One word. One name. That's all it took to stop me in my tracks.

"Wh-what did you say?" I stutter.

"Dawn. You sang together right up until the end. You're talented, you know that, right? You have got a truly amazing voice. It's a gift - a gift you're wasting. You visit Dawn's grave every year on the day of her death, 25th May, and on her - your - birthday, 17th March. You're wasting your talent on singing to Dawn's grave. A voice like yours should be shared with the world. Have you even sung in public since her death?" Josh says, taking a step closer to me.

"What's wrong with me singing to Dawn's grave? She was my best friend; she was my sister. As you said, we were always singing together. Have you thought about what I wanted? Maybe I don't want to sing in public, maybe I don't want my voice to be heard. Have you even thought about that?"

"I don't understand."

I couldn't help it, I scoffed. "That's not surprising."

He looked at me with a wounded expression on his face. I don't know why but I felt kind of bad, so I explained.

"I mean.." I sighed. "It's not surprising you don't understand because you haven't been around. You didn't know her, you don't know me so how could you possibly know what I want, or in this case, don't want?"

"Okay, well what don't you want? To sing?"

"Yes, to sing. In public. I don't want to sing in public. It's just not right. It's not fair on Dawn."

"What's this got to do with Dawn? She has passed on. You can still sing without her."

"No. It's not fair that I'm still alive but she's not. It's not fair that I can sing anytime but she can't. It was Dawn's dream to be a singer; not mine. She'll never be able to fillful her dream but I still have a chance to fillful mine. She was only 11. She was taken away far too early."

Oh no, I can feel tears forming in my eyes. Don't cry, Amber. Don't cry. Not infront of him.

"Life works in mysterious ways. You never know what's coming around the corner. One thing I do know, is that Dawn wouldn't want you to punish yourself for her death; it wasn't your fault. She'd want you to live life to the fullest."

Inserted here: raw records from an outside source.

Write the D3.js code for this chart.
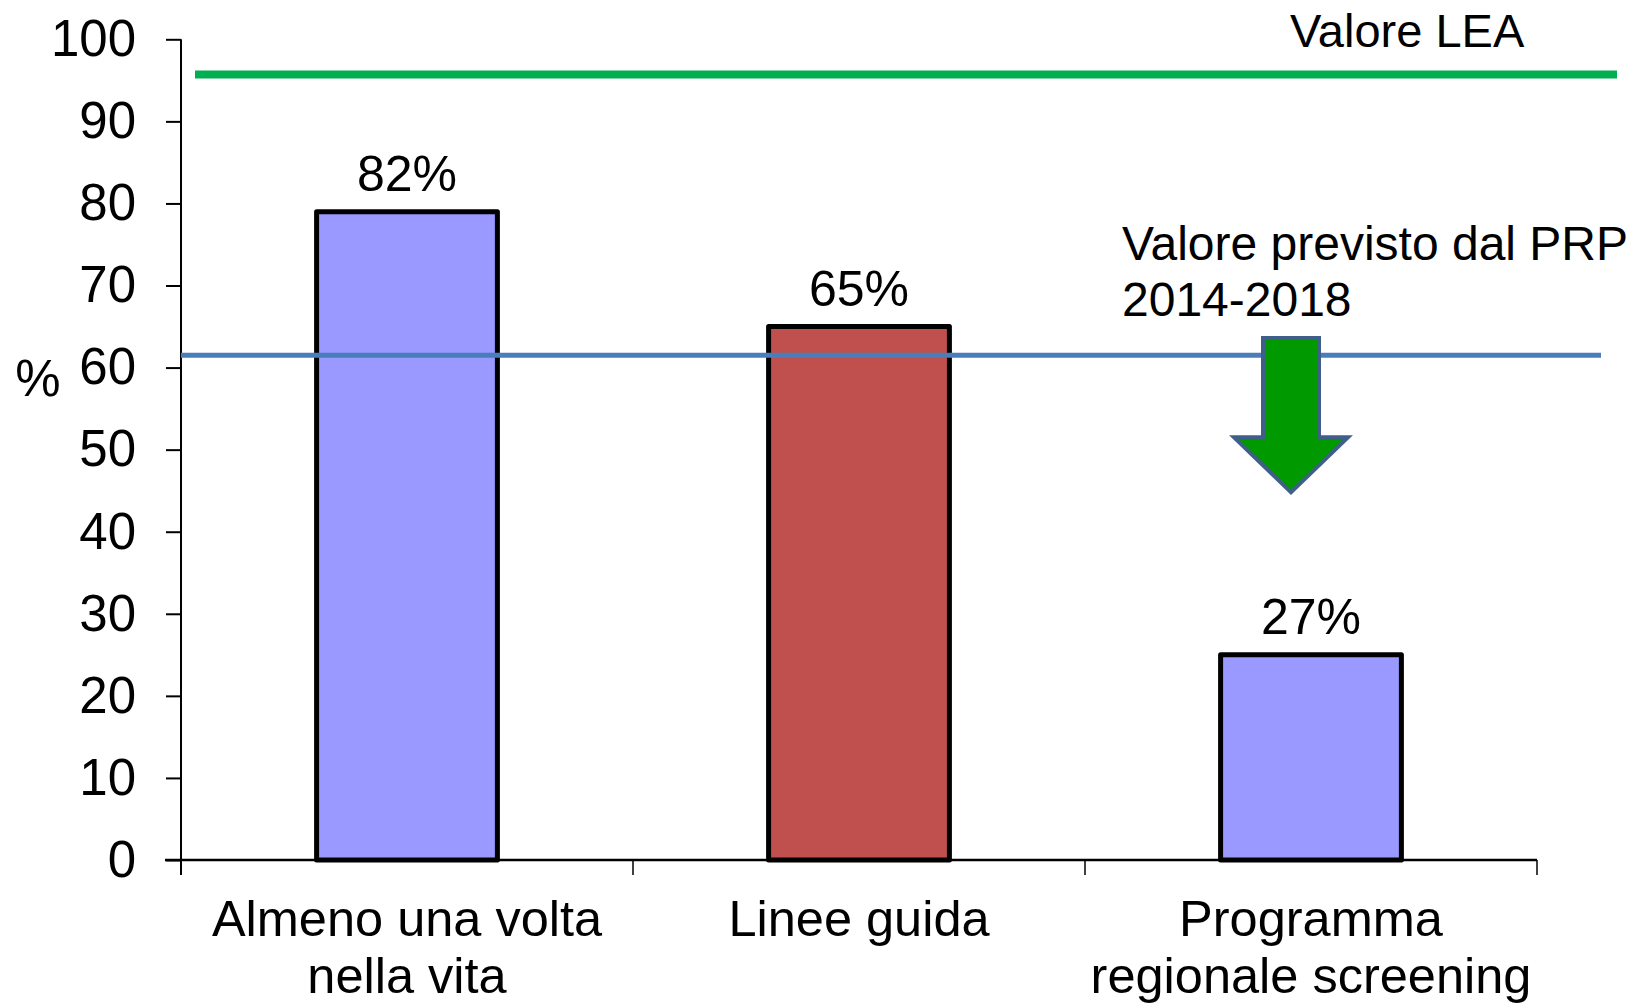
<!DOCTYPE html>
<html>
<head>
<meta charset="utf-8">
<script src="https://cdn.jsdelivr.net/npm/d3@7"></script>
<style>
  html, body { margin: 0; padding: 0; background: #fff; }
  svg { display: block; }
  text { font-family: "Liberation Sans", Arial, sans-serif; fill: #000; }
</style>
</head>
<body>
<script>
// ---- data ----
const categories = ["Almeno una volta\nnella vita", "Linee guida", "Programma\nregionale screening"];
const values = [79, 65, 25];               // bar heights as drawn
const valueLabels = ["82%", "65%", "27%"]; // labels as printed
const barColors = ["#9999FF", "#C0504D", "#9999FF"];
const yTicks = [0, 10, 20, 30, 40, 50, 60, 70, 80, 90, 100];
const leaValue = 95.7;     // "Valore LEA" reference line
const prpValue = 61.5;     // "Valore previsto dal PRP 2014-2018" line
const arrowValues = { top: 63.6, shoulder: 51.5, tip: 44.8 };

const W = 1634, H = 1005;
const FS_TICK = 51, FS_CAT = 50.5, FS_VAL = 50, FS_PRP = 48, FS_LEA = 47, FS_PCT = 51;

const svg = d3.select("body").append("svg").attr("width", W).attr("height", H);

const y = d3.scaleLinear().domain([0, 100]).range([860, 39.3]);
const x = d3.scaleBand().domain(categories).range([181, 1537]).paddingInner(0.6).paddingOuter(0.3);

// y axis
const yAxis = d3.axisLeft(y).tickValues(yTicks).tickSize(15).tickPadding(30).tickSizeOuter(0);
const gy = svg.append("g").attr("transform", "translate(181,0)").call(yAxis);
gy.select(".domain").attr("stroke", "#000").attr("stroke-width", 2)
  .attr("d", `M0,${y(100)}V${y(0) + 15}`);
gy.selectAll(".tick line").attr("stroke", "#000").attr("stroke-width", 2);
gy.selectAll(".tick text").attr("font-size", FS_TICK).attr("font-family", "Liberation Sans, Arial, sans-serif").attr("fill", "#000");

// "%" axis title
svg.append("text").attr("x", 38).attr("y", 396).attr("text-anchor", "middle")
  .attr("font-size", FS_PCT).text("%");

// bars
svg.append("g").selectAll("rect").data(categories).join("rect")
  .attr("x", d => x(d))
  .attr("y", (d, i) => y(values[i]))
  .attr("width", x.bandwidth())
  .attr("height", (d, i) => y(0) - y(values[i]))
  .attr("fill", (d, i) => barColors[i])
  .attr("stroke", "#000").attr("stroke-width", 5).attr("stroke-linejoin", "round");

// x axis line and ticks at band boundaries
const step = x.step();
const r0 = x.range()[0];
svg.append("line").attr("x1", 165).attr("x2", x.range()[1]).attr("y1", y(0)).attr("y2", y(0))
  .attr("stroke", "#000").attr("stroke-width", 2.5);
const bounds = d3.range(categories.length + 1).map(i => r0 + i * step);
svg.append("g").selectAll("line").data(bounds).join("line")
  .attr("x1", d => d).attr("x2", d => d).attr("y1", y(0)).attr("y2", y(0) + 15)
  .attr("stroke", "#000").attr("stroke-width", 1.5);

// category labels
const cl = svg.append("g").selectAll("text").data(categories).join("text")
  .attr("text-anchor", "middle").attr("font-size", FS_CAT)
  .attr("x", d => x(d) + x.bandwidth() / 2).attr("y", 936);
cl.each(function(d) {
  const t = d3.select(this);
  d.split("\n").forEach((line, i) => {
    t.append("tspan").attr("x", x(d) + x.bandwidth() / 2).attr("dy", i === 0 ? 0 : 57).text(line);
  });
});

// value labels
svg.append("g").selectAll("text").data(categories).join("text")
  .attr("text-anchor", "middle").attr("font-size", FS_VAL)
  .attr("x", d => x(d) + x.bandwidth() / 2)
  .attr("y", (d, i) => y(values[i]) - 21)
  .text((d, i) => valueLabels[i]);

// LEA line
svg.append("line").attr("x1", 195).attr("x2", 1617).attr("y1", y(leaValue)).attr("y2", y(leaValue))
  .attr("stroke", "#00B050").attr("stroke-width", 8);
svg.append("text").attr("x", 1290).attr("y", 47).attr("font-size", FS_LEA).text("Valore LEA");

// PRP line
svg.append("line").attr("x1", 181).attr("x2", 1601).attr("y1", y(prpValue)).attr("y2", y(prpValue))
  .attr("stroke", "#4A7EBB").attr("stroke-width", 5);
const prp = svg.append("text").attr("x", 1122).attr("y", 260).attr("font-size", FS_PRP);
prp.append("tspan").attr("x", 1122).attr("dy", 0).text("Valore previsto dal PRP");
prp.append("tspan").attr("x", 1122).attr("dy", 56).text("2014-2018");

// down arrow near third bar
const cx = x(categories[2]) + x.bandwidth() / 2 - 20;
const sh = 28, hh = 57;
const yt = y(arrowValues.top), ys = y(arrowValues.shoulder), yp = y(arrowValues.tip);
const arrowPath = d3.path();
arrowPath.moveTo(cx - sh, yt);
arrowPath.lineTo(cx + sh, yt);
arrowPath.lineTo(cx + sh, ys);
arrowPath.lineTo(cx + hh, ys);
arrowPath.lineTo(cx, yp);
arrowPath.lineTo(cx - hh, ys);
arrowPath.lineTo(cx - sh, ys);
arrowPath.closePath();
svg.append("path").attr("d", arrowPath.toString())
  .attr("fill", "#009900").attr("stroke", "#3F5F8A").attr("stroke-width", 4).attr("stroke-linejoin", "miter");
</script>
</body>
</html>
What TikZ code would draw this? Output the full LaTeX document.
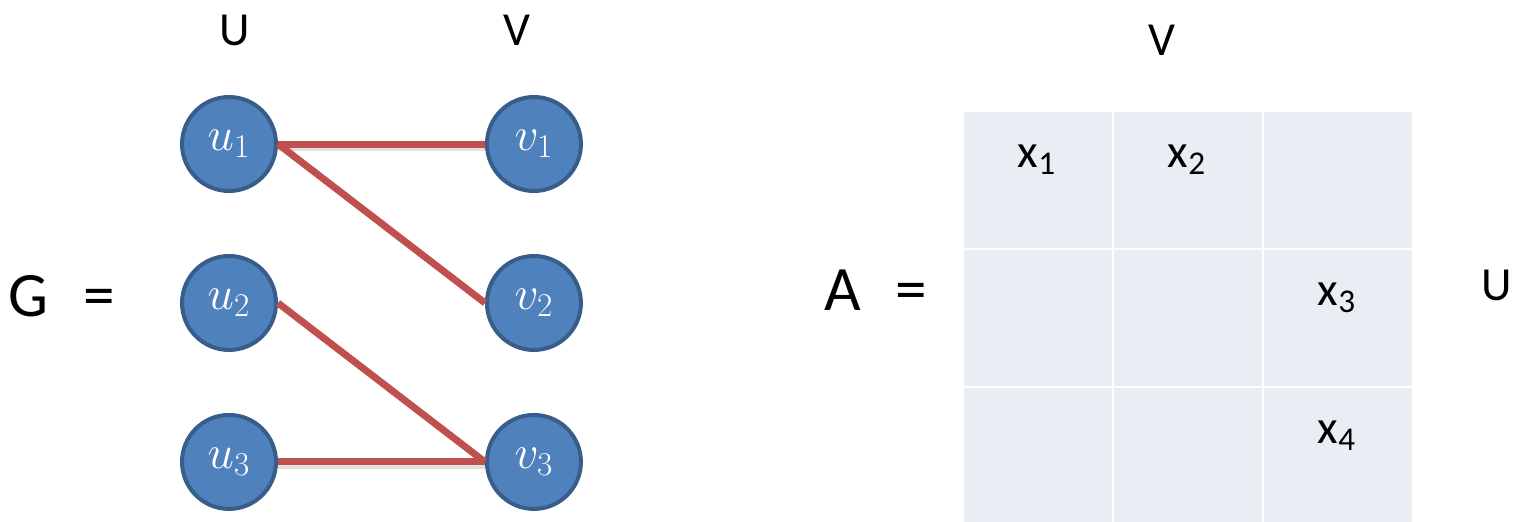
\documentclass[tikz,border=0pt]{standalone}
\usepackage{fix-cm}
\usepackage[no-math]{fontspec}
\setmainfont{Carlito}
\usetikzlibrary{positioning}
\definecolor{nodeblue}{RGB}{79,129,189}
\definecolor{nodeline}{RGB}{56,93,138}
\definecolor{edgered}{RGB}{192,80,77}
\definecolor{cellblue}{RGB}{233,237,244}
\begin{document}
\begin{tikzpicture}[x=0.02cm, y=-0.02cm, node distance=1.22cm and 4.14cm,
  vert/.style={circle, draw=nodeline, fill=nodeblue, line width=0.08cm, minimum size=1.88cm, inner sep=0pt, text=white, font=\fontsize{27}{31}\selectfont},
  link/.style={draw=edgered, line width=0.14cm},
  shade/.style={draw=black, opacity=0.12, line width=0.16cm},
  cell/.style={rectangle, fill=cellblue, minimum width=2.96cm, minimum height=2.72cm, inner sep=0pt},
  lab/.style={font=\fontsize{27}{32}\selectfont},
  big/.style={font=\fontsize{36}{42}\selectfont}]
\useasboundingbox (0,0) rectangle (1513,521);
% bipartite graph
\node[vert] at (229,144) (u1) {$u_1$};
\node[vert, below=of u1] (u2) {$u_2$};
\node[vert, below=of u2] (u3) {$u_3$};
\node[vert, right=of u1] (v1) {$v_1$};
\node[vert, right=of u2] (v2) {$v_2$};
\node[vert, right=of u3] (v3) {$v_3$};
\draw[shade] ([yshift=-0.06cm]u1.east) -- ([yshift=-0.06cm]v1.west);
\draw[shade] ([yshift=-0.06cm]u3.east) -- ([yshift=-0.06cm]v3.west);
\draw[link] (u1.east) -- (v1.west);
\draw[link] (u1.east) -- (v2.west);
\draw[link] (u2.east) -- (v3.west);
\draw[link] (u3.east) -- (v3.west);
\node[lab] at (235,30) (setu) {U};
\node[lab] at (517,30) (setv) {V};
\node[big] at (62,296) (geq) {G\hspace{0.55em}=};
% matrix
\node[cell] at (1038,180) (c11) {};
\node[cell] at (1188,180) (c12) {};
\node[cell] at (1338,180) (c13) {};
\node[cell] at (1038,318) (c21) {};
\node[cell] at (1188,318) (c22) {};
\node[cell] at (1338,318) (c23) {};
\node[cell] at (1038,456) (c31) {};
\node[cell] at (1188,456) (c32) {};
\node[cell] at (1338,456) (c33) {};
\node[lab] at (1037,160) (x1) {x\textsubscript{1}};
\node[lab] at (1187,160) (x2) {x\textsubscript{2}};
\node[lab] at (1337,298) (x3) {x\textsubscript{3}};
\node[lab] at (1337,436) (x4) {x\textsubscript{4}};
\node[big] at (876,290) (aeq) {A\hspace{0.55em}=};
\node[lab] at (1162,40) (colv) {V};
\node[lab] at (1497,285) (rowu) {U};
\end{tikzpicture}
\end{document}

"Laugh your heart out, dance in the rain, cherish the memories, ignore the pain. Love and learn, forget and forgive because remember you have only one life to live." I quoted, thinking back.

 "Huh?" Josh said, looking confused.

"It's what Dawn always said to me. Whenever I thought about you. She didn't believe in hate or grudges. She thought they were just a waste of time. Life's too short to dwell in the past, she'd say." I sniffed.

"She sounds like she was an amazing girl. I-I wish I could've gotten to know her."

Great, I could feel a few tears escape my eyes. I could feel them rolling down my cheeks. Not here. Not now.

"Yeah, well, you can't," I say, wiping my tears away. "You can't change the past," I glare pointedly at Josh.

"I know. Again, I'm sorry about that. I wish-"

"No point in wishing. It won't work. Wishing something won't change anything," I say, inturrupting him. "Just like my thoughts on you won't change anything."

With that, I stormed off towards the carpark. I'm not sticking around any longer. I don't want to hear his 'mistakes', what makes him think that? Yeesh.